# Can agent based machine learning achieved with any ML algorithms other than neural network?

I would like to know other tha neural network, is there any ML technique for agent based ML. If so how to train an agent with some predefined rules? Can we use python programming for representing those rules?

Neural networks are not inherently part of reinforcement learning (a popular agent-based framework for describing control problems). In general, if you have an agent-based scenario, you are trying to optimise a function:

Policy( State ) -> Action


Where State can be any combination of current observations and history that seem relevant to the problem. The optimisation is usually over some measure of success, achieving goals etc. Reinforcement learning formalises these terms using Markov Decision Processes, which is a very general and successful approach, but not the only one.

Finding the best policy does not require neural networks. There are a lot of basic reinforcement learning algorithms that are defined without reference to NNs. For instance, Q-learning does not need neural networks, they are an optional extra. In addition, you do not need to even use RL - you can try to search for a suitable Policy function directly using a method such as Genetic Algorithms.

Focusing more on RL methods, the usual approach without any kind of function approximator is to just store an estimate of the value of each state or state/action pair. This value is a measure of long term reward, and has a formal definition in RL. Often called the tabular approach , because it is just a table of states and their estimated values, it works for small problems just fine. For example you can train an agent to play tic tac toe, find an optimal path that moves over a grid, or discover when to hold and when to twist in a simplified blackjack game.

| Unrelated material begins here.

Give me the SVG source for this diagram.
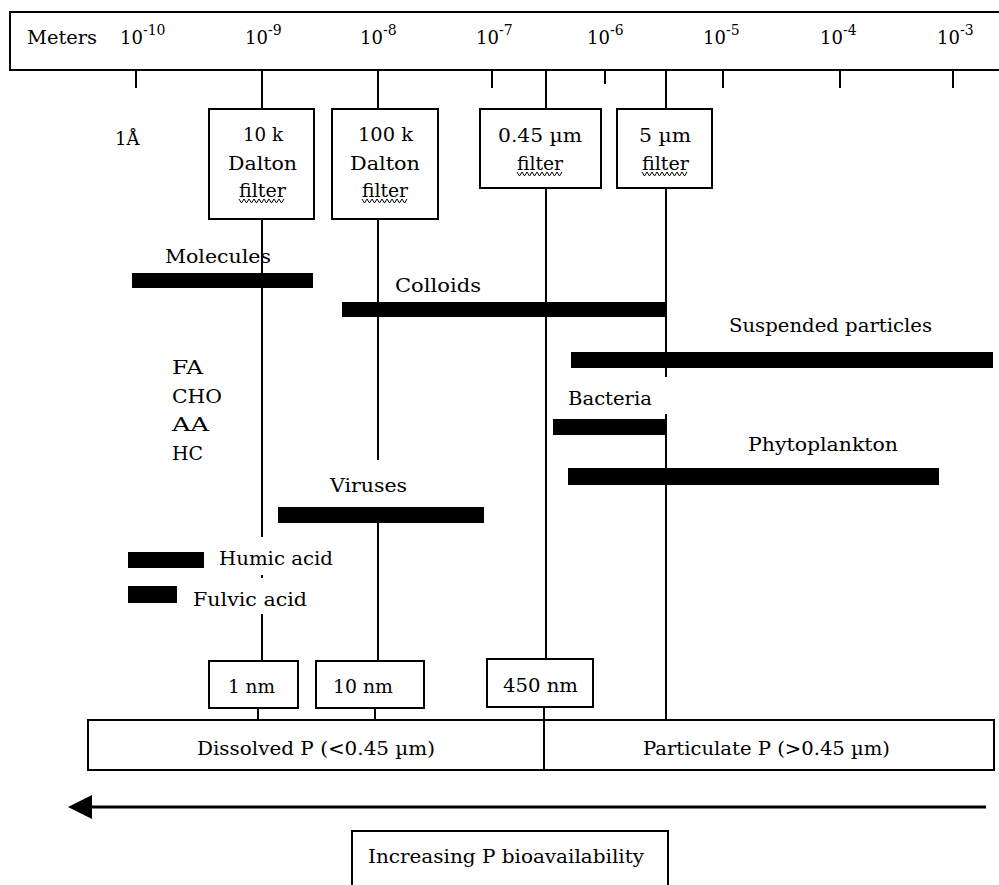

However, problems start to occur with the most basic methods when the state space becomes large, which happens very easily. Tabular methods are OK up to a million or maybe ten million states (depending on how easy it is to take trial actions). These are enumerated states, so typically adding a single dimension to a problem multiplies the number of possible states by the number of options in that new dimension. So after a certain level of complexity, a simple table is not good enough, and you need a function approximator. Function approximators for RL ideally have the following properties:

• Can generalise from examples.

• Can be updated online as new data arrives, progressively forgetting old data.

• Can be differentiated with respect to their learning parameters.

Neural networks fit the bill. Some other popular supervised learning techniques do not - for instance Random Forests cannot usually be trained online.

In fact linear regression does work, and it is a very simple approach. For some problems, linear regression works very well in combination with reinforcement learning. You may need to do some careful feature engineering, and it is not always possible for more complex problems, but if you have a "medium-sized" agent-based problem - simpler than learning Go or playing video games - and you want to avoid using neural networks, then you should be able to attempt to train an agent using a combination of RL, such as Q-learning, plus linear regression.

Both Q-learning and linear regression have plenty of examples available online, and can be implemented from scratch using basic Python frameworks such as NumPy.